Hallelujah The Hills - Have You Ever Done Something Evil?
"Have You Ever Done Something Evil?"
In a recent tech article about everyone’s favorite streaming service, Spotify, Hallelujah The Hills’ front man and songwriter, Ryan Walsh, slyly commented, “welcome to the clusterfuck”. Methinks this a spot on slogan for some new signage to be tacked up on the interstates and hung above the escalators of the roads and airports providing egress to our nation’s capital. In fact, it probably should be a webpage banner emblazoned at the top of Facebook as well. And, in reality, it could, with wicked sarcasm, be plastered in sticker form across Walsh and company’s 4th and latest album, Have You Ever Done Something Evil?, albeit with much rosier intent. Walsh takes to task our fragmented world of growing decision/indecision, illusion/disillusion with a set equally as dizzying, heaving at its brim, full of ideas both lyrical and musical. Evil is often a freight train careening on two wheels headed for a vortex toward God only knows where, but its recklessness and adrenaline-lubed nature embody its charm.

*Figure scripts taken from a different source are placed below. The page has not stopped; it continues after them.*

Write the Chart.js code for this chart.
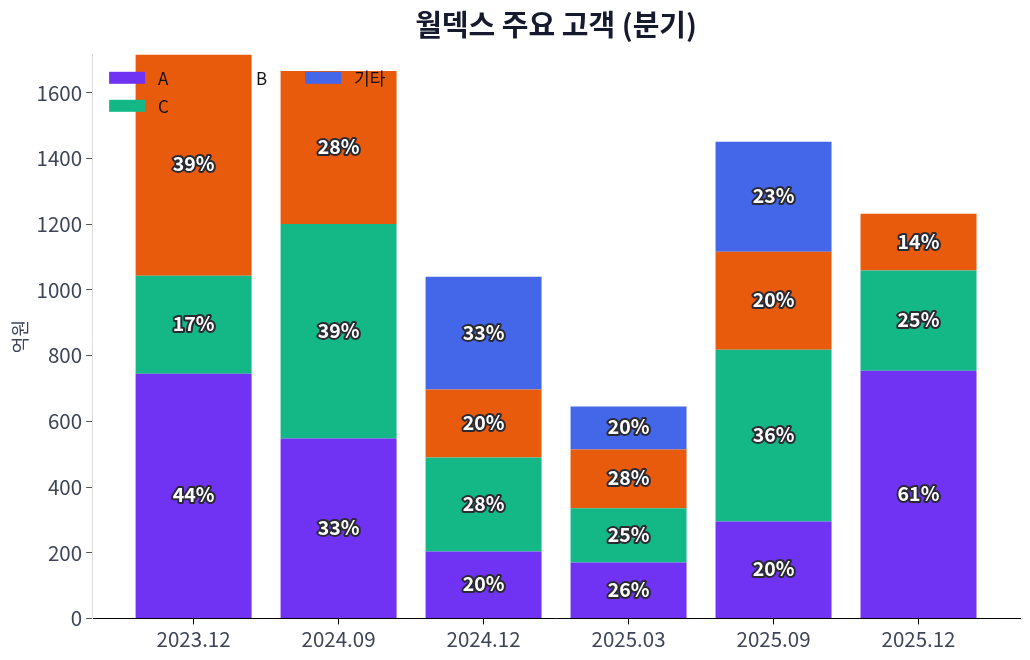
<!DOCTYPE html>
<html>
<head>
<meta charset="utf-8">
<script src="https://cdn.jsdelivr.net/npm/chart.js@4/dist/chart.umd.min.js"></script>
<style>
  html, body { margin: 0; padding: 0; background: #fff; }
  #wrap { width: 1030px; height: 660px; }
</style>
</head>
<body>
<div id="wrap"><canvas id="chart" width="1030" height="660"></canvas></div>
<script>
// 분기 및 고객별 매출 (억원)
var categories = ['2023.12', '2024.09', '2024.12', '2025.03', '2025.09', '2025.12'];
var seriesA = [745, 548, 204, 170, 295, 754];
var seriesC = [298, 653, 286, 165, 523, 305];
var seriesB = [680, 466, 207, 179, 298, 173];
var seriesEtc = [0, 0, 343, 131, 335, 0];

// 막대 위에 표시되는 비중 라벨
var pctA = ['44%', '33%', '20%', '26%', '20%', '61%'];
var pctC = ['17%', '39%', '28%', '25%', '36%', '25%'];
var pctB = ['39%', '28%', '20%', '28%', '20%', '14%'];
var pctEtc = ['', '', '33%', '20%', '23%', ''];

var yTicks = [0, 200, 400, 600, 800, 1000, 1200, 1400, 1600];

var FONT = "'Noto Sans CJK KR', 'Noto Sans', sans-serif";

function toPoints(arr) {
    return arr.map(function(v, i) { return { x: i, y: v }; });
}

// 세그먼트 가운데에 퍼센트 표시
var segmentLabels = {
    id: 'segmentLabels',
    afterDatasetsDraw: function(chart) {
        var ctx = chart.ctx;
        ctx.save();
        ctx.font = 'bold 19.5px ' + FONT;
        ctx.textAlign = 'center';
        ctx.textBaseline = 'middle';
        ctx.lineJoin = 'round';
        chart.data.datasets.forEach(function(ds, di) {
            var meta = chart.getDatasetMeta(di);
            meta.data.forEach(function(bar, i) {
                var txt = ds.pct[i];
                if (!txt) return;
                var p = bar.getCenterPoint();
                ctx.lineWidth = 4;
                ctx.strokeStyle = '#2a2a33';
                ctx.strokeText(txt, p.x, p.y - 1);
                ctx.fillStyle = '#ffffff';
                ctx.fillText(txt, p.x, p.y - 1);
            });
        });
        ctx.restore();
    }
};

// 범례 (3열, 열 우선 배치)
var legendItems = [
    { label: 'A', color: '#7133f3', col: 0, row: 0 },
    { label: 'C', color: '#13b886', col: 0, row: 1 },
    { label: 'B', color: '#e85a0c', col: 1, row: 0 },
    { label: '기타', color: '#4466e8', col: 2, row: 0 }
];
var customLegend = {
    id: 'customLegend',
    afterDatasetsDraw: function(chart) {
        var ctx = chart.ctx;
        var left = chart.chartArea.left + 17;
        var top = chart.chartArea.top + 23;
        ctx.save();
        ctx.font = '17px ' + FONT;
        ctx.textBaseline = 'middle';
        legendItems.forEach(function(it) {
            var x = left + it.col * 98;
            var y = top + it.row * 28;
            ctx.fillStyle = it.color;
            ctx.fillRect(x, y - 6, 36, 12);
            ctx.fillStyle = '#111';
            ctx.fillText(it.label, x + 49, y + 1);
        });
        ctx.restore();
    }
};

var datasets = [
    { label: 'A', data: toPoints(seriesA), backgroundColor: '#7133f3', pct: pctA },
    { label: 'C', data: toPoints(seriesC), backgroundColor: '#13b886', pct: pctC },
    { label: 'B', data: toPoints(seriesB), backgroundColor: '#e85a0c', pct: pctB },
    { label: '기타', data: toPoints(seriesEtc), backgroundColor: '#4466e8', pct: pctEtc }
];

new Chart(document.getElementById('chart').getContext('2d'), {
    type: 'bar',
    data: { datasets: datasets },
    plugins: [segmentLabels, customLegend],
    options: {
        responsive: false,
        animation: false,
        devicePixelRatio: 1,
        layout: { padding: { left: 9, right: 10, top: 8, bottom: 5 } },
        barPercentage: 0.8,
        categoryPercentage: 1.0,
        plugins: {
            legend: { display: false },
            tooltip: { enabled: false },
            title: {
                display: true,
                text: '월덱스 주요 고객 (분기)',
                fullSize: false,
                color: '#151a2e',
                font: { family: FONT, size: 29, weight: 'bold' },
                padding: { top: 0, bottom: 12 }
            }
        },
        scales: {
            x: {
                type: 'linear',
                stacked: true,
                min: -0.7,
                max: 5.7,
                offset: false,
                grid: { offset: false, drawOnChartArea: false, drawTicks: true, tickLength: 6, color: '#000' },
                border: { color: '#000', width: 1 },
                ticks: {
                    stepSize: 1,
                    includeBounds: false,
                    autoSkip: false,
                    maxRotation: 0,
                    color: '#3d4457',
                    font: { family: FONT, size: 20.5 },
                    padding: 3,
                    callback: function(v) {
                        return Number.isInteger(v) ? categories[v] : '';
                    }
                }
            },
            y: {
                stacked: true,
                min: 0,
                max: 1716,
                afterBuildTicks: function(axis) {
                    axis.ticks = yTicks.map(function(v) { return { value: v }; });
                },
                grid: { drawOnChartArea: false, drawTicks: true, tickLength: 6, color: '#555' },
                border: { color: '#dddddd', width: 1 },
                ticks: {
                    color: '#3d4457',
                    font: { family: FONT, size: 20.5 },
                    padding: 4,
                    callback: function(v) { return String(v); }
                },
                title: {
                    display: true,
                    text: '억원',
                    color: '#3d4457',
                    font: { family: FONT, size: 18 },
                    padding: { top: 0, bottom: 2 }
                }
            }
        }
    }
});
</script>
</body>
</html>
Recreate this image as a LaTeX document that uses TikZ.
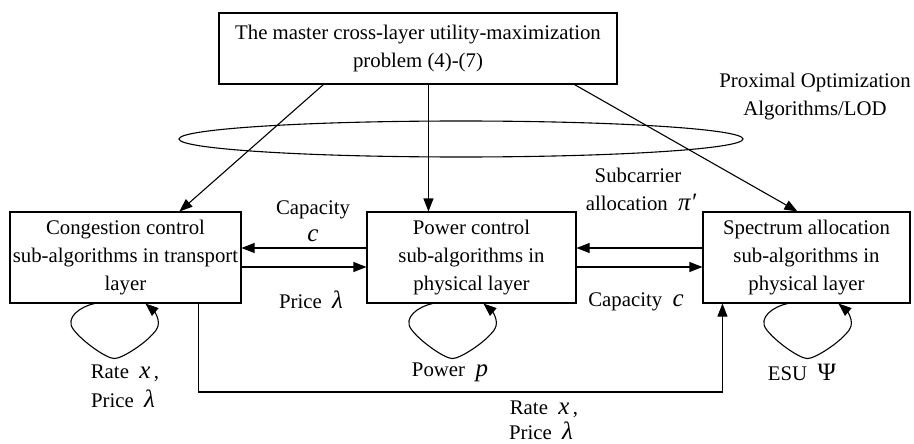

Following up its moodier predecessor, 2012’s No One Knows What Happens Next, ...Evil hits the ground sprinting on opener “We Are What We Say We Are”, jackhammer power chords and relentless bass galore, propelled by a drum kit assuredly standing on its last leg come song’s end. However, just past midway through, Walsh slams on the breaks and plaintively creaks over his unadorned guitar, “can you convince me we’re alive?” before he and his cohorts, woozily pulling themselves up from the earth, march onward with the surging title-chorus chant. It’s a novel vehicle for Walsh, a metaphysical exploration of self-definition masquerading as a zombie sci-fi epic. These types of double entendres, intentional or no, pepper the album throughout, from the NSA-age plea for privacy disguised as a sobering confrontation of domesticity in “A Domestic Zone” to the exasperated rejection of contemporary political gridlock embedded in the detailing of personal communication breakdown in “I Stand Corrected.”
Musically, Hallelujah The Hills certainly wear a ‘90s influence on their sleeve, their freewheeling shambolic raggedness owing a debt to fellow Mass rockers Dinosaur Jr, with a whiff of grunge-era Neil Young. The band do leaven their sound with healthy dollops of Moog synths and trumpet which may sound a hint cheesy and, to be honest, they are, but they lend a layer of goofball charm to their devil may care attitude. Walsh and company’s propensity for group-singing and fist-pumping anthemics, clearly right in the wheelhouse of a band sharing a home with “Sweet Caroline”-crooning drunkards in Fenway bleachers, is a bit of an acquired taste and may be a tad off-putting to some in today’s age of bed side brooding but to that I say, lighten up (!) and, in the words of Walsh himself, “fuck that noise”.
While the major drawback of the album is a flagging of its momentum over the final third, Evil rallies for its closer, “You Got Fooled”, and it’s like we’re in Groundhog Day, where we’ve awoken from our stupor only to be tossed in the morass again. Maybe that’s the point – with this life, while it doesn’t get any less absurd, we can always have another go at things. Instead of moping and putting our heads in the sand, when the shit hits the fan, we can throw our grinning heads back, brothers and sisters in arms, and dive right into the fire.